The American immigration system has a plethora of guestworker programs for admitting foreign labor. These include E, J, L, and H visas.
Guess what guestworker program admits the most foreign labor each year?
If you guessed student visas you are right.
If you didn’t guess student visas, you might be asking yourself how that is even possible. Aren’t student visas supposed to be for students?
If you read the definition of the student visa that Congress enacted, student visas are explicitly limited to aliens attending school.
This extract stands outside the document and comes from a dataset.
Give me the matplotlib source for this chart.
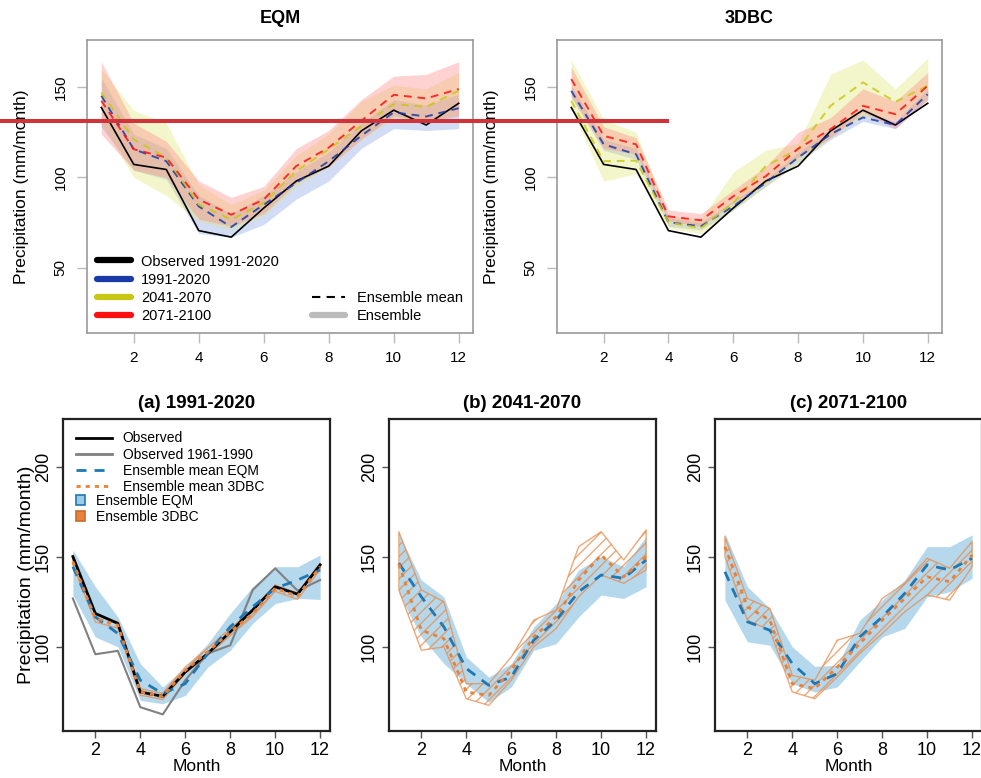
import numpy as np
import matplotlib
matplotlib.use("Agg")
import matplotlib.pyplot as plt
from matplotlib.lines import Line2D
from matplotlib.patches import Patch

plt.rcParams['font.family'] = ['Liberation Sans', 'DejaVu Sans']
plt.rcParams['hatch.linewidth'] = 1.0

months = np.arange(1, 13)

# top row: observed 1991-2020
obs_top = [138.7, 107.2, 104.4, 70.6, 67.0, 83.1, 98.0, 106.3, 125.7, 137.2, 129.0, 141.0]

# EQM ensemble means / ranges (1991-2020, 2041-2070, 2071-2100)
eqm_mean_hist = [145.2, 115.6, 109.0, 84.0, 72.6, 85.0, 97.0, 109.0, 123.0, 136.0, 133.7, 138.3]
eqm_mean_mid = [147.0, 121.0, 111.0, 85.0, 76.7, 86.0, 103.5, 115.6, 128.5, 140.6, 139.0, 148.0]
eqm_mean_end = [142.4, 115.6, 111.0, 87.8, 79.4, 87.8, 106.3, 116.5, 131.3, 145.7, 143.7, 148.9]
eqm_lo_hist = [128, 104, 99, 69, 67, 74, 88, 98, 116, 127, 126, 127]
eqm_hi_hist = [155, 124, 116, 90, 80, 90, 103, 114, 130, 143, 140, 146]
eqm_lo_mid = [130, 100, 90, 76, 71, 79, 95, 106, 121, 133, 131, 135]
eqm_hi_mid = [160, 137, 130, 96, 85, 93, 112, 124, 142, 151, 149, 158]
eqm_lo_end = [124, 104, 100, 77, 73, 80, 97, 106, 121, 134, 131, 134]
eqm_hi_end = [164, 130, 120, 98, 89, 95, 116, 126, 143, 156, 157, 164]

# 3DBC ensemble means / ranges
dbc_mean_hist = [147.9, 118.3, 112.8, 75.2, 73.0, 84.1, 97.0, 111.0, 123.9, 133.2, 129.0, 146.0]
dbc_mean_mid = [142.4, 109.0, 109.3, 75.2, 72.0, 86.0, 106.3, 115.6, 139.6, 152.6, 141.8, 150.7]
dbc_mean_end = [154.4, 123.0, 118.3, 78.5, 76.3, 89.6, 100.7, 115.9, 126.7, 139.6, 135.0, 150.7]
dbc_lo_hist = [144, 115, 110, 73, 71, 82, 95, 108, 121, 131, 127, 143]
dbc_hi_hist = [151, 121, 116, 78, 75, 87, 99, 114, 127, 136, 131, 149]
dbc_lo_mid = [138, 98, 102, 72, 69, 82, 95, 108, 122, 134, 132, 143]
dbc_hi_mid = [165, 132, 125, 79, 77, 103, 115, 119, 157, 165, 149, 166]
dbc_lo_end = [145, 116, 113, 76, 73, 86, 97, 111, 122, 136, 127, 143]
dbc_hi_end = [161, 128, 122, 82, 80, 93, 106, 125, 133, 149, 142, 158]

# bottom row
obs = [150.2, 118.7, 113.2, 75.2, 72.8, 86.3, 96.5, 108.5, 120.6, 133.5, 129.4, 145.6]
obs_6190 = [127.0, 96.1, 98.0, 66.8, 62.8, 81.7, 96.5, 101.1, 131.7, 143.7, 131.3, 137.2]

a_eqm_mean = [144.6, 116.8, 107.6, 81.7, 74.3, 79.8, 96.5, 111.3, 122.4, 132.6, 137.2, 142.8]
a_eqm_lo = [128.9, 105.7, 100.2, 70.6, 68.7, 73.3, 89.0, 98.3, 113.2, 124.2, 127.0, 126.5]
a_eqm_hi = [153.9, 133.5, 116.8, 90.9, 78.0, 89.0, 102.0, 118.7, 133.5, 144.6, 144.6, 151.1]
a_dbc_mean = [147.4, 115.9, 112.2, 75.2, 72.8, 87.2, 97.4, 108.5, 118.7, 132.6, 128.3, 144.6]
a_dbc_lo = [145.5, 114.0, 110.5, 73.5, 71.0, 85.5, 95.5, 106.5, 117.0, 131.0, 126.5, 143.0]
a_dbc_hi = [149.5, 118.0, 114.0, 77.0, 74.5, 89.0, 99.5, 110.5, 120.5, 134.5, 130.0, 146.5]

b_eqm_mean = [146.5, 127.9, 111.3, 88.2, 78.9, 83.5, 103.9, 115.0, 130.7, 140.0, 138.2, 148.3]
b_eqm_lo = [129.8, 105.7, 91.0, 79.8, 69.6, 78.0, 98.3, 102.0, 116.8, 128.9, 127.0, 133.5]
b_eqm_hi = [163.1, 137.2, 127.9, 94.6, 83.5, 91.0, 111.3, 124.2, 142.8, 150.2, 144.6, 161.3]
b_dbc_mean = [146.0, 109.4, 104.8, 75.2, 73.3, 87.2, 105.7, 116.8, 137.2, 151.1, 139.0, 150.2]
b_dbc_lo = [131.7, 98.3, 100.2, 71.5, 67.8, 81.7, 100.2, 110.4, 128.0, 140.0, 135.4, 142.8]
b_dbc_hi = [164.0, 131.7, 125.2, 79.8, 79.8, 94.6, 115.0, 120.6, 155.7, 164.0, 148.3, 165.0]

c_eqm_mean = [141.8, 114.1, 109.4, 90.9, 79.8, 85.4, 105.7, 116.8, 129.8, 145.6, 142.8, 149.3]
c_eqm_lo = [126.1, 103.0, 101.1, 79.8, 75.2, 78.0, 91.9, 105.7, 110.4, 127.9, 130.7, 138.2]
c_eqm_hi = [163.1, 133.5, 121.5, 100.2, 89.4, 90.0, 115.0, 126.1, 137.2, 155.7, 155.7, 162.2]
c_dbc_mean = [155.7, 122.4, 115.0, 79.8, 77.1, 89.0, 102.0, 115.0, 127.0, 139.0, 136.3, 151.1]
c_dbc_lo = [150.2, 115.0, 109.4, 75.2, 71.5, 83.5, 96.5, 107.6, 119.6, 128.9, 126.1, 144.6]
c_dbc_hi = [161.3, 127.0, 121.5, 84.4, 81.7, 103.9, 107.6, 127.0, 135.4, 149.3, 143.7, 158.5]

period_labels = ['1991-2020', '2041-2070', '2071-2100']
top_colors = ['#1a3aa8', '#c8c814', '#ff1010']
band_colors = ['#7f9be0', '#dfe46a', '#ff8080']
band_alpha = [0.35, 0.35, 0.35]

EQM_BLUE = '#1f78b4'
EQM_FILL = '#9ccbe6'
DBC_ORANGE = '#e8823a'


def style_top(ax):
    ax.set_xlim(0.56, 12.44)
    ax.set_ylim(14, 176)
    ax.set_xticks([2, 4, 6, 8, 10, 12])
    ax.set_yticks([50, 100, 150])
    for s in ax.spines.values():
        s.set_color('#999999')
        s.set_linewidth(1.2)
    ax.tick_params(colors='#bbbbbb', labelcolor='black', length=7, width=1,
                   labelsize=11, pad=6)
    ax.tick_params(axis='y', pad=7)
    for lab in ax.get_yticklabels():
        lab.set_rotation(90)
        lab.set_va('center')
    ax.set_ylabel('Precipitation (mm/month)', fontsize=12.5, labelpad=18)


def style_bottom(ax, ylabel=False):
    ax.set_xlim(0.56, 12.44)
    ax.set_ylim(53.6, 226.4)
    ax.set_xticks([2, 4, 6, 8, 10, 12])
    ax.set_yticks([100, 150, 200])
    for s in ax.spines.values():
        s.set_color('#222222')
        s.set_linewidth(1.6)
    ax.tick_params(length=5, width=1, labelsize=13, pad=3, color='#555555')
    for lab in ax.get_yticklabels():
        lab.set_rotation(90)
        lab.set_va('center')
    ax.set_xlabel('Month', fontsize=12.5, labelpad=0)
    if ylabel:
        ax.set_ylabel('Precipitation (mm/month)', fontsize=14, labelpad=0)


def plot_top(ax, means, los, his, title):
    for lo, hi, bcol, al in zip(los, his, band_colors, band_alpha):
        ax.fill_between(months, lo, hi, color=bcol, alpha=al, linewidth=0)
    ax.plot(months, obs_top, color='black', lw=1.2)
    for mean, col in zip(means, top_colors):
        ax.plot(months, mean, color=col, lw=1.4, dashes=(4, 3), alpha=0.85)
    ax.set_title(title, fontsize=13, fontweight='bold', pad=12,
                 family=['Liberation Sans Narrow', 'Liberation Sans', 'DejaVu Sans'])
    style_top(ax)


def plot_bottom(ax, eqm_mean, eqm_lo, eqm_hi, dbc_mean, dbc_lo, dbc_hi, title, first=False):
    ax.fill_between(months, eqm_lo, eqm_hi, color=EQM_FILL, alpha=0.75, linewidth=0)
    ax.fill_between(months, dbc_lo, dbc_hi, facecolor='none',
                    edgecolor=(0.91, 0.55, 0.30, 0.75), hatch='///', linewidth=1.0)
    if first:
        ax.plot(months, obs_6190, color='#808080', lw=1.5)
        ax.plot(months, obs, color='black', lw=2)
    ax.plot(months, eqm_mean, color=EQM_BLUE, lw=2, dashes=(3.6, 2.9))
    ax.plot(months, dbc_mean, color=DBC_ORANGE, lw=2, dashes=(1.5, 1.8))
    ax.set_title(title, fontsize=13.5, fontweight='bold', pad=8)
    style_bottom(ax, ylabel=first)


def main():
    fig = plt.figure(figsize=(9.81, 7.78), dpi=100)
    W, H = 981.0, 778.0

    ax_eqm = fig.add_axes([87 / W, 1 - 333 / H, 386 / W, 293 / H])
    ax_dbc = fig.add_axes([557 / W, 1 - 333 / H, 385 / W, 293 / H])
    plot_top(ax_eqm, [eqm_mean_hist, eqm_mean_mid, eqm_mean_end],
             [eqm_lo_hist, eqm_lo_mid, eqm_lo_end],
             [eqm_hi_hist, eqm_hi_mid, eqm_hi_end], 'EQM')
    plot_top(ax_dbc, [dbc_mean_hist, dbc_mean_mid, dbc_mean_end],
             [dbc_lo_hist, dbc_lo_mid, dbc_lo_end],
             [dbc_hi_hist, dbc_hi_mid, dbc_hi_end], '3DBC')

    # legends on the EQM panel
    h1 = [Line2D([], [], color='black', lw=4.5, solid_capstyle='round')]
    h1 += [Line2D([], [], color=c, lw=4.5, solid_capstyle='round') for c in top_colors]
    leg1 = ax_eqm.legend(h1, ['Observed 1991-2020'] + period_labels, loc='lower left',
                         bbox_to_anchor=(0.0, 0.0), frameon=False, fontsize=10.5,
                         handlelength=2.3, handletextpad=0.7, labelspacing=0.28,
                         borderaxespad=0.3)
    ax_eqm.add_artist(leg1)
    h2 = [Line2D([], [], color='black', lw=1.5, dashes=(4, 3)),
          Line2D([], [], color='#bbbbbb', lw=4.5, solid_capstyle='round')]
    ax_eqm.legend(h2, ['Ensemble mean', 'Ensemble'], loc='lower right',
                  bbox_to_anchor=(1.0, 0.0), frameon=False, fontsize=10.5,
                  handlelength=2.3, handletextpad=0.8, labelspacing=0.28,
                  borderaxespad=0.3)

    ax_a = fig.add_axes([63 / W, 1 - 731 / H, 267 / W, 312 / H])
    ax_b = fig.add_axes([389 / W, 1 - 731 / H, 267 / W, 312 / H])
    ax_c = fig.add_axes([715 / W, 1 - 731 / H, 267 / W, 312 / H])
    plot_bottom(ax_a, a_eqm_mean, a_eqm_lo, a_eqm_hi, a_dbc_mean, a_dbc_lo, a_dbc_hi,
                '(a) 1991-2020', first=True)
    plot_bottom(ax_b, b_eqm_mean, b_eqm_lo, b_eqm_hi, b_dbc_mean, b_dbc_lo, b_dbc_hi,
                '(b) 2041-2070')
    plot_bottom(ax_c, c_eqm_mean, c_eqm_lo, c_eqm_hi, c_dbc_mean, c_dbc_lo, c_dbc_hi,
                '(c) 2071-2100')

    h3 = [Line2D([], [], color='black', lw=2),
          Line2D([], [], color='#808080', lw=2),
          Line2D([], [], color=EQM_BLUE, lw=2, dashes=(3.6, 2.9)),
          Line2D([], [], color=DBC_ORANGE, lw=2, dashes=(1.5, 1.8))]
    leg3 = ax_a.legend(h3, ['Observed', 'Observed 1961-1990', 'Ensemble mean EQM',
                            'Ensemble mean 3DBC'], loc='upper left',
                       bbox_to_anchor=(0.0, 1.0), frameon=False, fontsize=10,
                       handlelength=2.6, handletextpad=0.8, labelspacing=0.15,
                       borderaxespad=0.5)
    ax_a.add_artist(leg3)
    h4 = [Patch(facecolor=EQM_FILL, edgecolor=EQM_BLUE, lw=1.2),
          Patch(facecolor=DBC_ORANGE, edgecolor='#c96a2a', lw=1.2)]
    ax_a.legend(h4, ['Ensemble EQM', 'Ensemble 3DBC'], loc='upper left',
                bbox_to_anchor=(0.0, 0.80), frameon=False, fontsize=10,
                handlelength=0.7, handleheight=0.7, handletextpad=0.8,
                labelspacing=0.15, borderaxespad=0.5)

    # red horizontal marker line across the top row
    fig.add_artist(Line2D([0, 667 / W], [1 - 121 / H, 1 - 121 / H],
                          color='#d0343a', lw=2.9))

    fig.savefig('out.png', dpi=100)


if __name__ == "__main__":
    main()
In fact, that definition makes no mention of authorizing employment:
(F)(i) an alien having a residence in a foreign country which he has no intention of abandoning, who is a bona fide student qualified to pursue a full course of study and who seeks to enter the United States temporarily and solely for the purpose of pursuing such a course of study consistent with section 1184(l) of this title at an established college, university, seminary, conservatory, academic high school, elementary school, or other academic institution or in an accredited language training program in the United States, particularly designated by him and approved by the Attorney General after consultation with the Secretary of Education, which institution or place of study shall have agreed to report to the Attorney General the termination of attendance of each nonimmigrant student, and if any such institution of learning or place of study fails to make reports promptly the approval shall be withdrawn, (ii) the alien spouse and minor children of any alien described in clause (i) if accompanying or following to join such an alien, and (iii) an alien who is a national of Canada or Mexico, who maintains actual residence and place of abode in the country of nationality, who is described in clause (i) except that the alien’s qualifications for and actual course of study may be full or part-time, and who commutes to the United States institution or place of study from Canada or Mexico.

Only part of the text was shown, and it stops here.